The first thought that entered my mind was to search out what device would turn a profit most quickly. Factors to consider include cost of the device, price elasticity, patient demand, and labor cost, to name a few. Would it be best to spend $100,000 on the latest body contouring device, injectables to gain economies of scale, or maybe a laser resurfacing device?

Perhaps it would be best to invest in an aggressive external marketing strategy to take advantage of lower prices and the hesitancies of your competitors to advertise during this trying time. While all of these ideas originally seem to make sense on the surface, I knew there had to be a better answer to the question at hand.

I decided to closely examine the most successful aesthetic practices around the country and consider what commonalities they share. While they are all quite different—some are very large, multiple physician plastic surgery practices; some smaller dermatology offices with fewer than 10 staff members; and some multi-specialty practices that have a mixture of facial plastics, dermatologists and/or plastic surgeons—there was one key attribute that became quite clear to me. All of them have in place an accountable, analytical, performance-driven cosmetic coordinator.

The Role of a Cosmetic Coordinator

The role of the cosmetic coordinator varies by the office they work in. However, those who are most successful are driven to personally succeed and to see the practice succeed. Taking a deeper dive into the responsibilities of the top cosmetic coordinators in the country, some overlap more than others. When the role is performed effectively, the value of the practice is enhanced quite significantly, and the ROI of this position exceeds any other spend with similar costs.

Patient retention is a metric that far too few practices focus on. One of the reasons is often the lack of a strong cosmetic coordinator to do the work that is necessary. I have heard physicians say hundreds if not thousands of times, “I need more patients!” But I can count on one hand the amount of times I have heard, “I just need to get my current patients back in.” New patient acquisition is sexy, yet expensive. Retention is about as exciting as social distancing but costs very little.

When measuring retention, you need to have a targeted timeframe for when you expect each respective patient to return. For example, a chemical peel patient will have a different targeted return date than a neurotoxin patient, which will differ from a filler patient. A strong cosmetic coordinator will track retention by procedure, provider, and amount of product used (Example: is your retention rate higher for patients who purchase a package and/or multiple syringes?). By having a cosmetic coordinator own and measure the right metrics regarding retention, you can easily add six figures to your bottom line. When you measure the revenue growth from increasing your retention rate from 40 to 65 percent, this is serious money that few external marketing strategies can match. An additional advantage of higher retention is higher referrals. Those who come back more frequently are more likely to refer to your practice.

A cosmetic coordinator who measures and increases referrals will also grow revenue with very little additional spend.
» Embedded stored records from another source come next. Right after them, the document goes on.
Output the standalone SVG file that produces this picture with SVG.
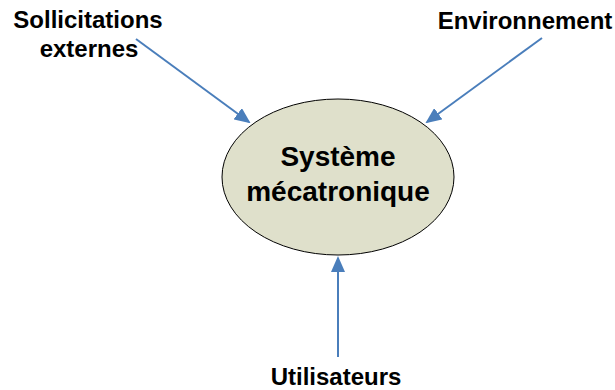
<svg xmlns="http://www.w3.org/2000/svg" width="615" height="390" viewBox="0 0 615 390">
<style>
text{font-family:"Liberation Sans",Arial,sans-serif;font-weight:bold;fill:#000;text-anchor:middle}
.lbl{font-size:24px}
.ctr{font-size:28px}
.conn{stroke:#4a7ebb;stroke-width:2;fill:none;marker-end:url(#ah)}
</style>
<defs>
<marker id="ah" markerWidth="8" markerHeight="7" refX="7" refY="3.5" orient="auto" markerUnits="strokeWidth">
<path d="M0,0 L8,3.5 L0,7 Z" fill="#4a7ebb"/>
</marker>
</defs>
<rect width="615" height="390" fill="#fff"/>
<g id="connectors">
<line class="conn" x1="136" y1="39" x2="249" y2="122"/>
<line class="conn" x1="542" y1="38" x2="427" y2="122"/>
<line class="conn" x1="338" y1="357" x2="338" y2="258"/>
</g>
<g id="systeme">
<ellipse cx="338" cy="177" rx="116" ry="78" fill="#dfe0cb" stroke="#000" stroke-width="1"/>
<text class="ctr" x="338" y="166">Système</text>
<text class="ctr" x="338" y="201">mécatronique</text>
</g>
<g id="sollicitations">
<text class="lbl" x="88" y="28">Sollicitations</text>
<text class="lbl" x="89" y="57">externes</text>
</g>
<g id="environnement">
<text class="lbl" x="525" y="29">Environnement</text>
</g>
<g id="utilisateurs">
<text class="lbl" x="336" y="385">Utilisateurs</text>
</g>
</svg>
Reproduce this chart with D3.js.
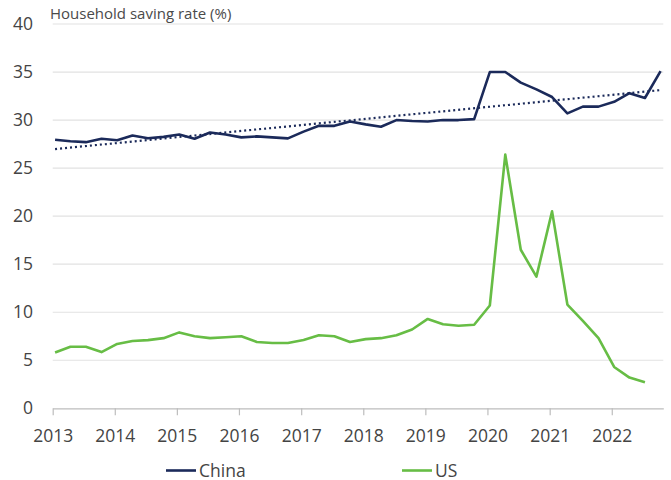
<!doctype html>
<html lang="en">
<head>
    <meta charset="utf-8">
    <title>Household saving rate</title>
    <script src="https://d3js.org/d3.v7.min.js"></script>
    <style>
        body { margin: 0; background: #fff; font-family: "Open Sans", sans-serif; }
    </style>
</head>
<body>
    <div id="chart"></div>
    <script>
        // quarterly observations, 2013Q1 onwards
        var quarters = [];
        for (var yr = 2013; yr <= 2022; yr++) {
            for (var q = 0; q < 4; q++) quarters.push(new Date(yr, q * 3, 15));
        }

        var china = [27.95, 27.8, 27.7, 28.05, 27.9, 28.4, 28.1, 28.25,
                     28.5, 28.05, 28.7, 28.5, 28.2, 28.3, 28.2, 28.1,
                     28.8, 29.4, 29.4, 29.85, 29.55, 29.3, 30.0, 29.9,
                     29.85, 30.0, 30.0, 30.1, 35.0, 35.0, 33.9, 33.2,
                     32.4, 30.7, 31.4, 31.4, 31.9, 32.8, 32.3, 35.1];

        var us = [5.8, 6.4, 6.4, 5.85, 6.7, 7.0, 7.1, 7.3,
                  7.9, 7.5, 7.3, 7.4, 7.5, 6.9, 6.8, 6.8,
                  7.1, 7.6, 7.5, 6.9, 7.2, 7.3, 7.6, 8.2,
                  9.3, 8.75, 8.6, 8.7, 10.7, 26.4, 16.5, 13.7,
                  20.5, 10.8, 9.1, 7.3, 4.3, 3.2, 2.7];

        var yTicks = [0, 5, 10, 15, 20, 25, 30, 35, 40];
        var xYears = [2013, 2014, 2015, 2016, 2017, 2018, 2019, 2020, 2021, 2022];

        var width = 671, height = 480;
        var mLeft = 52.7, mRight = 663.3, mTop = 24, mBottom = 408.3;

        var x = d3.scaleTime()
            .domain([new Date(2013, 0, 1), new Date(2022, 9, 31)])
            .range([mLeft, mRight]);
        var y = d3.scaleLinear().domain([0, 40]).range([mBottom, mTop]);

        var svg = d3.select("#chart").append("svg")
            .attr("width", width)
            .attr("height", height);

        // gridlines
        svg.append("g").selectAll("line")
            .data(yTicks.filter(function (d) { return d > 0; }))
            .enter().append("line")
            .attr("x1", mLeft).attr("x2", mRight)
            .attr("y1", function (d) { return y(d); })
            .attr("y2", function (d) { return y(d); })
            .attr("stroke", "#e2e2e2")
            .attr("stroke-width", 1.2);

        // y axis labels
        svg.append("g").selectAll("text")
            .data(yTicks)
            .enter().append("text")
            .attr("x", 33)
            .attr("y", function (d) { return y(d); })
            .attr("dy", "0.35em")
            .attr("text-anchor", "end")
            .attr("font-size", 17.5)
            .attr("fill", "#444")
            .text(function (d) { return d; });

        // x axis
        var xAxis = d3.axisBottom(x)
            .tickValues(xYears.map(function (d) { return new Date(d, 0, 1); }))
            .tickFormat(d3.timeFormat("%Y"))
            .tickSize(7)
            .tickSizeOuter(0)
            .tickPadding(14);

        var gx = svg.append("g")
            .attr("transform", "translate(0," + mBottom + ")")
            .call(xAxis);
        gx.select(".domain").attr("stroke", "#bdbdbd").attr("stroke-width", 1.2);
        gx.selectAll(".tick line").attr("stroke", "#bdbdbd").attr("stroke-width", 1.2);
        gx.selectAll(".tick text")
            .attr("font-family", "Open Sans, sans-serif")
            .attr("font-size", 17.5)
            .attr("fill", "#444");

        // title
        svg.append("text")
            .attr("x", 50).attr("y", 19)
            .attr("font-size", 15)
            .attr("fill", "#4a4a4a")
            .text("Household saving rate (%)");

        // linear trend for China (least squares)
        var xs = china.map(function (d, i) { return +quarters[i]; });
        var mx = d3.mean(xs), my = d3.mean(china);
        var num = d3.sum(xs, function (v, i) { return (v - mx) * (china[i] - my); });
        var den = d3.sum(xs, function (v) { return (v - mx) * (v - mx); });
        var slope = num / den, icpt = my - slope * mx;
        var trend = [xs[0], xs[xs.length - 1]].map(function (v) { return [v, icpt + slope * v]; });

        var line = d3.line()
            .x(function (d, i) { return x(quarters[i]); })
            .y(function (d) { return y(d); });

        svg.append("path")
            .datum(trend)
            .attr("fill", "none")
            .attr("stroke", "#1b2a5a")
            .attr("stroke-width", 2.2)
            .attr("stroke-dasharray", "2,3")
            .attr("d", d3.line()
                .x(function (d) { return x(new Date(d[0])); })
                .y(function (d) { return y(d[1]); }));

        svg.append("path")
            .datum(china)
            .attr("fill", "none")
            .attr("stroke", "#1b2a5a")
            .attr("stroke-width", 2.6)
            .attr("stroke-linejoin", "round")
            .attr("d", line);

        svg.append("path")
            .datum(us)
            .attr("fill", "none")
            .attr("stroke", "#67bd45")
            .attr("stroke-width", 2.6)
            .attr("stroke-linejoin", "round")
            .attr("d", line);

        // legend
        var legend = [{ name: "China", color: "#1b2a5a", x: 166 }, { name: "US", color: "#67bd45", x: 402 }];
        var lg = svg.append("g").selectAll("g")
            .data(legend)
            .enter().append("g")
            .attr("transform", function (d) { return "translate(" + d.x + ",470.5)"; });
        lg.append("line")
            .attr("x1", 0).attr("x2", 30)
            .attr("stroke", function (d) { return d.color; })
            .attr("stroke-width", 2.6);
        lg.append("text")
            .attr("x", 33).attr("y", 6)
            .attr("font-size", 17.5)
            .attr("fill", "#444")
            .text(function (d) { return d.name; });
    </script>
</body>
</html>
Referrals are a great practice builder, and just like rates of retention, are a metric very few emphasize sufficiently. It is imperative to measure what procedures have the highest referral rate, who the providers are that get the most referrals and why patients are referring. Is it the outcome they receive, the customer service experience, the price, location, etc.? Who are the top referrers in the practice, not just in number of referrals but in total dollars? How do you know and how can you increase if you do not have someone tracking this? What is your practice doing to increase referrals from your current patient population? These are all responsibilities that your cosmetic coordinator should own, especially since they are in such close contact with your patients.

Conversion rates are another key metric that a strong cosmetic coordinator can monitor, measure, and improve. Two key items to measure are the number of phone calls and web inquiries that turn into appointments and the number of appointments that turn into treatments/procedures/surgeries. It’s not just the percentages—which, though easy to calculate, are rarely done—it’s what do you do when you have these numbers. A deeper dive is necessary if improvement is the goal. What procedures have the highest/lowest conversion rate from the phone to the consultation? Knowing this will tell you a great deal. What tweaks need to be made? Is the price too high/too low, is the language used scaring the patient away, is the appointment availability too far away? Once they are in the door for a consult, what contributes to patients not booking: price, explanation of the procedure, bedside manner, wait time, staff professionalism? Having a cosmetic coordinator who measures, examines, evaluates and takes steps to improve your conversion rates is worth their weight in gold.

Spend Wisely, Not Cheaply

In summary, a business-minded, customer-centric cosmetic coordinator is a great way to spend $100,000. How you get to this figure (base, bonus, commission, MBOs, etc.) depends on you. The value that this person/position can bring to the overall health of an aesthetic practice far outweighs what any device, rebate, or marketing strategy can do. The results may take a little time, but they are not hard to measure, especially regarding retention, referrals and conversion rates. Spending wisely, not cheaply, as we enter unchartered waters for the rest of 2020 will differentiate those who get back to normalcy in the least amount of time.